How Big is An Onion?

The recipes is simple. A self-described ‘killer dhal’ from Anna Jones. The ingredients list is fairly long, but nothing unusual or complicated to the process. I’ve made the dish a number of times from my original copy of the book in the UK. This time, I’m in my Beijing kitchen. As I start to pull the dish together, finely chopping the onion, garlic and ginger, it strikes me that something’s not quite right.

The recipe calls for 1 red onion, 2 cloves of garlic and a thumb-size piece of ginger. On my chopping board is a mountain of cubed purple-flecked onion. There’s a mound of garlic too. I check the recipe again: 1 red onion.

It’s been a few years since I’ve lived in the UK (well more than a few: eight), but I think back to the aisles of Asda and Sainsbury’s. How big is an onion? It was about five for a quid packed up in netting. Each onion could fit snugly inside a tennis ball. But my Chinese onions sitting on the kitchen work surface? They’re more like large shot puts.

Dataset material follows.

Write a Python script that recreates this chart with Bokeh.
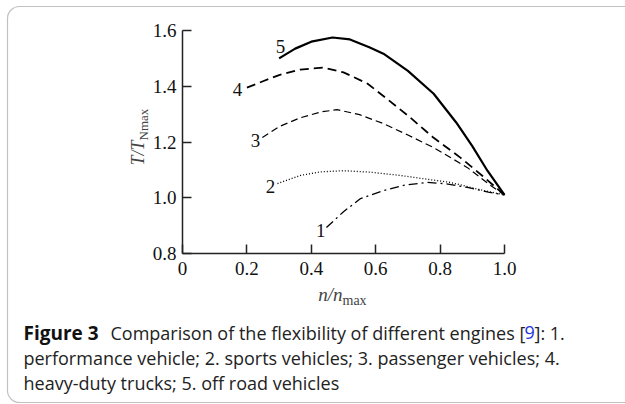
import math
from bokeh.plotting import figure
from bokeh.models import Range1d, FixedTicker, Label, BoxAnnotation, LinearAxis
from bokeh.embed import file_html
from bokeh.resources import INLINE

# ---- data ----
x5 = [0.30, 0.35, 0.40, 0.466, 0.52, 0.58, 0.624, 0.70, 0.78, 0.85, 0.90, 0.947, 1.0]
y5 = [1.500, 1.535, 1.560, 1.575, 1.568, 1.540, 1.517, 1.455, 1.373, 1.270, 1.185, 1.097, 1.010]

x4 = [0.20, 0.25, 0.30, 0.366, 0.438, 0.50, 0.575, 0.64, 0.708, 0.78, 0.863, 0.93, 1.0]
y4 = [1.395, 1.418, 1.440, 1.460, 1.467, 1.450, 1.409, 1.350, 1.287, 1.215, 1.144, 1.080, 1.010]

x3 = [0.248, 0.30, 0.366, 0.43, 0.48, 0.55, 0.624, 0.70, 0.78, 0.885, 0.95, 1.0]
y3 = [1.216, 1.255, 1.287, 1.308, 1.316, 1.298, 1.266, 1.225, 1.180, 1.108, 1.050, 1.010]

x2 = [0.295, 0.366, 0.43, 0.50, 0.58, 0.677, 0.75, 0.832, 0.92, 1.0]
y2 = [1.051, 1.080, 1.093, 1.097, 1.092, 1.080, 1.068, 1.055, 1.030, 1.010]

x1 = [0.447, 0.50, 0.553, 0.624, 0.69, 0.76, 0.82, 0.885, 0.95, 1.0]
y1 = [0.893, 0.950, 0.997, 1.026, 1.045, 1.055, 1.050, 1.037, 1.020, 1.010]

curve_labels = ["1", "2", "3", "4", "5"]
curve_label_x = [0.429, 0.273, 0.227, 0.171, 0.304]
curve_label_y = [0.882, 1.040, 1.205, 1.388, 1.541]

x_ticks = [0, 0.2, 0.4, 0.6, 0.8, 1.0]
x_tick_labels = ["0", "0.2", "0.4", "0.6", "0.8", "1.0"]
y_ticks = [0.8, 1.0, 1.2, 1.4, 1.6]
y_tick_labels = ["0.8", "1.0", "1.2", "1.4", "1.6"]

caption_line1_bold = "Figure 3"
caption_line1_a = "Comparison of the flexibility of different engines ["
caption_line1_ref = "9"
caption_line1_b = "]: 1."
caption_line2 = "performance vehicle; 2. sports vehicles; 3. passenger vehicles; 4."
caption_line3 = "heavy-duty trucks; 5. off road vehicles"

# ---- layout: the frame covers the whole canvas; data box maps to pixels ----
W, H = 625, 404
PX0, PX1 = 182, 504   # pixel x of n/nmax = 0 and 1.0
PY08, PY16 = 253, 30  # pixel y of T/T = 0.8 and 1.6
sx = (PX1 - PX0) / 1.0
sy = (PY08 - PY16) / 0.8

def dx(px):
    return (px - PX0) / sx

def dy(py):
    return 0.8 + (PY08 - py) / sy

p = figure(width=W, height=H, output_backend="svg", toolbar_location=None,
           x_range=Range1d(dx(0), dx(W)), y_range=Range1d(dy(H), dy(0)),
           x_axis_location=None, y_axis_location=None,
           min_border=0, min_border_left=0, min_border_right=0,
           min_border_top=0, min_border_bottom=0)
p.outline_line_color = None
p.grid.visible = False
p.background_fill_color = "white"
p.border_fill_color = "white"

serif = "Liberation Serif"
xaxis = LinearAxis(fixed_location=0.8, bounds=(0, 1.0))
yaxis = LinearAxis(fixed_location=0.0, bounds=(0.8, 1.6))
p.add_layout(xaxis, "below")
p.add_layout(yaxis, "left")
for ax, ticks, labels in ((xaxis, x_ticks, x_tick_labels), (yaxis, y_ticks, y_tick_labels)):
    ax.ticker = FixedTicker(ticks=ticks)
    ax.major_label_overrides = {t: l for t, l in zip(ticks, labels)}
    ax.axis_line_color = "#222222"
    ax.axis_line_width = 1.5
    ax.major_tick_line_color = "#222222"
    ax.major_tick_line_width = 1.5
    ax.major_tick_in = 9
    ax.major_tick_out = 0
    ax.minor_tick_line_color = None
    ax.major_label_text_font = serif
    ax.major_label_text_font_size = "19px"
    ax.major_label_text_color = "#111111"
xaxis.major_label_standoff = 8
yaxis.major_label_standoff = 6

# ---- curves ----
p.line(x5, y5, line_color="black", line_width=2.2)
p.line(x4, y4, line_color="black", line_width=1.8, line_dash="9 5")
p.line(x3, y3, line_color="black", line_width=1.2, line_dash="7 4")
p.line(x2, y2, line_color="black", line_width=1.3, line_dash="1 2")
p.line(x1, y1, line_color="black", line_width=1.3, line_dash="9 4 2 4")

for t, lx, ly in zip(curve_labels, curve_label_x, curve_label_y):
    p.add_layout(Label(x=lx, y=ly, text=t, text_font=serif, text_font_size="19px",
                       text_align="center", text_baseline="middle", text_color="#111111"))

# axis titles
p.add_layout(Label(x=dx(342), y=dy(294), text="n/n", text_font=serif, text_font_style="italic",
                   text_font_size="19px", text_align="right", text_baseline="middle"))
p.add_layout(Label(x=dx(342), y=dy(300), text="max", text_font=serif,
                   text_font_size="14px", text_align="left", text_baseline="middle"))
p.add_layout(Label(x=dx(137), y=dy(140), text="T/T", text_font=serif, text_font_style="italic",
                   text_font_size="18px", text_align="right", text_baseline="middle", angle=math.pi / 2))
p.add_layout(Label(x=dx(143), y=dy(140), text="Nmax", text_font=serif,
                   text_font_size="13px", text_align="left", text_baseline="middle", angle=math.pi / 2))

# caption
sans = "Open Sans"
cap_size = "18px"
p.add_layout(Label(x=dx(23), y=dy(332), text=caption_line1_bold, text_font=sans, text_font_style="bold",
                   text_font_size="19px", text_baseline="alphabetic", text_color="#111111"))
p.add_layout(Label(x=dx(110), y=dy(332), text=caption_line1_a, text_font=sans,
                   text_font_size=cap_size, text_baseline="alphabetic", text_color="#222222"))
p.add_layout(Label(x=dx(524), y=dy(332), text=caption_line1_ref, text_font=sans,
                   text_font_size=cap_size, text_baseline="alphabetic", text_color="#2233dd"))
p.add_layout(Label(x=dx(534), y=dy(332), text=caption_line1_b, text_font=sans,
                   text_font_size=cap_size, text_baseline="alphabetic", text_color="#222222"))
p.add_layout(Label(x=dx(23), y=dy(357), text=caption_line2, text_font=sans,
                   text_font_size=cap_size, text_baseline="alphabetic", text_color="#222222"))
p.add_layout(Label(x=dx(23), y=dy(382), text=caption_line3, text_font=sans,
                   text_font_size=cap_size, text_baseline="alphabetic", text_color="#222222"))

# rounded frame around the figure panel
p.add_layout(BoxAnnotation(left=dx(7), right=dx(660), top=dy(6), bottom=dy(402),
                           fill_alpha=0, line_color="#333333", line_width=1.2,
                           border_radius=12, level="overlay"))

open("out.html", "w").write(file_html(p, INLINE))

In China, everything is bigger: watermelons the size of car tyres and leeks as long as horse-riding whips.

This causes a bit of a problem when following recipes. I cook a lot from British cookbooks - Diana, Anna, Nigel and Jamie all regulars in my kitchen - but of course, they are often writing for a British audience with British supermarket produce in mind. The recipes need to be adapted for China - the onions and garlic certainly halved, the chilis and ginger reduced because of their strength and pumpkins roasted differently because of their water content, and fruit is so sweet, sugar is never needed.

As any good cook knows, a recipe is only ever a guide and cooking is about using your senses more than anything - smelling, tasting, listening, seeing and touching every step of the way until you feel the dish is right and complete. Note to self then: don’t cook on autopilot. Turn the podcast off and focus on what you’re actually doing.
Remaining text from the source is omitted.